Sales of mellanöl at grocery stores started in Sweden in October 1965. Right from the first day there were over 35 kinds of mellanöl to choose from. Selling mellanöl in grocery stores was still not allowed on Sundays or after 8 PM, the beer was covered with white plastic sheets during that time.

The easy availability of mellanöl was seen as a contributing factor to the long-term effects of alcohol among the Swedish youth and sales of mellanöl at grocery stores ended on 1 July 1977.

===After July 1977===
As mellanöl was only available for sale at Systembolaget after July 1977, mellanöl lost its popularity among the Swedish youth because of its now more difficult availability, losing ground to strong beer.

Swedish breweries have since reintroduced middle-strength beer in the late 1980s, such as 3½ from Spendrups and Three Towns from Pripps. Imported middle-strength beer became available in Sweden in the 1980s.

On 1 July 1992 two new types of beer in the tax class III were introduced in Sweden, of which one corresponds to beer of 3.6% to 4.5% alcohol by volume. These types of beer were called "öl av mellanölstyp" ("beer of the middle beer type") and had a lower tax class.

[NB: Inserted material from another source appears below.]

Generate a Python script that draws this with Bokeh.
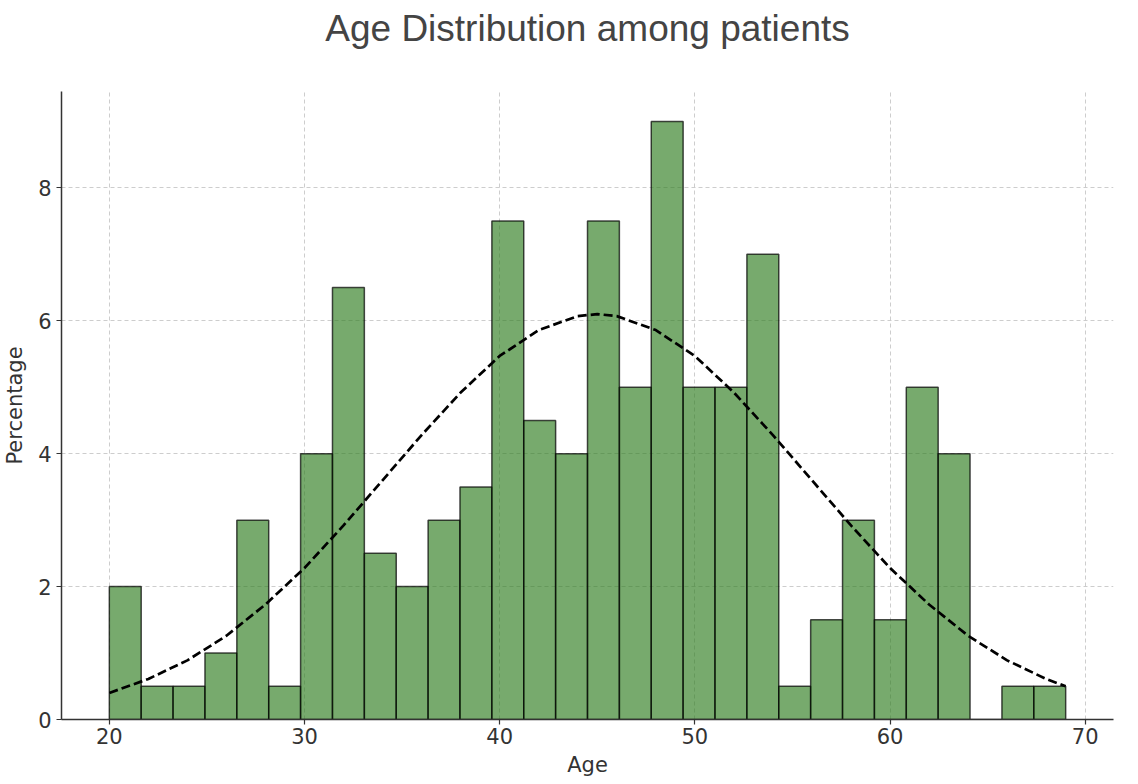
import numpy as np
from bokeh.plotting import figure
from bokeh.models import Range1d, FixedTicker, Title
from bokeh.embed import file_html
from bokeh.resources import INLINE

# ---- data ----
age_min = 20
age_max = 69
n_bins = 30
percentages = [2, 0.5, 0.5, 1, 3, 0.5, 4, 6.5, 2.5, 2,
               3, 3.5, 7.5, 4.5, 4, 7.5, 5, 9, 5, 5,
               7, 0.5, 1.5, 3, 1.5, 5, 4, 0, 0.5, 0.5]
curve_x = [20, 22, 24, 26, 28, 30, 32, 34, 36, 38, 40, 42, 44, 45,
           46, 48, 50, 52, 54, 56, 58, 60, 62, 64, 66, 68, 69]
curve_y = [0.40, 0.61, 0.89, 1.26, 1.73, 2.28, 2.92, 3.60, 4.28, 4.92, 5.47, 5.86, 6.07, 6.10,
           6.07, 5.86, 5.47, 4.92, 4.28, 3.60, 2.92, 2.28, 1.73, 1.26, 0.89, 0.61, 0.50]
x_ticks = [20, 30, 40, 50, 60, 70]
y_ticks = [0, 2, 4, 6, 8]
title_text = "Age Distribution among patients"

edges = np.linspace(age_min, age_max, n_bins + 1)
left = edges[:-1]
right = edges[1:]

p = figure(frame_width=1052, frame_height=628, output_backend="svg", toolbar_location=None,
           x_range=Range1d(17.55, 71.45), y_range=Range1d(0, 9.45),
           min_border_left=52, min_border_right=18, min_border_top=91, min_border_bottom=55)

p.title.text = title_text
p.title.align = "center"
p.title.text_font = "Liberation Sans"
p.title.text_font_size = "37px"
p.title.text_font_style = "normal"
p.title.text_color = "#444444"
p.title.standoff = 0

# spacer between the title and the plot frame
p.add_layout(Title(text=" ", text_font_size="1px", standoff=40), "above")

p.outline_line_color = None
p.background_fill_color = "white"

# grid
for g in (p.xgrid, p.ygrid):
    g.grid_line_color = "#c8c8c8"
    g.grid_line_dash = "4 3"
    g.grid_line_width = 1
    g.grid_line_alpha = 0.9
p.xgrid.ticker = FixedTicker(ticks=x_ticks)
p.ygrid.ticker = FixedTicker(ticks=y_ticks)

# bars
p.quad(left=left, right=right, bottom=0, top=percentages,
       fill_color="#2E7D1E", fill_alpha=0.65,
       line_color="black", line_alpha=0.7, line_width=1.5)

# fitted curve
p.line(curve_x, curve_y, line_color="black", line_dash="9 4", line_width=2.7)

# axes
for ax in (p.xaxis, p.yaxis):
    ax.axis_line_color = "#333333"
    ax.axis_line_width = 1.5
    ax.major_tick_line_color = "#333333"
    ax.major_tick_line_width = 1.2
    ax.major_tick_out = 5
    ax.major_tick_in = 0
    ax.minor_tick_line_color = None
    ax.major_label_text_font = "DejaVu Sans"
    ax.major_label_text_font_size = "21px"
    ax.major_label_text_color = "#333333"
    ax.axis_label_text_font = "DejaVu Sans"
    ax.axis_label_text_font_size = "21px"
    ax.axis_label_text_font_style = "normal"
    ax.axis_label_text_color = "#333333"

p.xaxis.ticker = FixedTicker(ticks=x_ticks)
p.yaxis.ticker = FixedTicker(ticks=y_ticks)
p.xaxis.axis_label = "Age"
p.yaxis.axis_label = "Percentage"
p.xaxis.axis_label_standoff = 6
p.yaxis.axis_label_standoff = 8
p.xaxis.major_label_standoff = 3
p.yaxis.major_label_standoff = 5

open("out.html", "w").write(file_html(p, INLINE))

Since 1 January 1998 all beer in Sweden of over 2.8% alcohol by volume has been taxed by the same amount per litre and "öl av mellanölstyp" as a separate tax class was discontinued. The concept of mellanöl still remains in trademarks and at restaurants. The amount of tax was originally 1.47 Swedish krona, but it has been increased many times and since 1 January 2017 the tax is at 2.02 krona.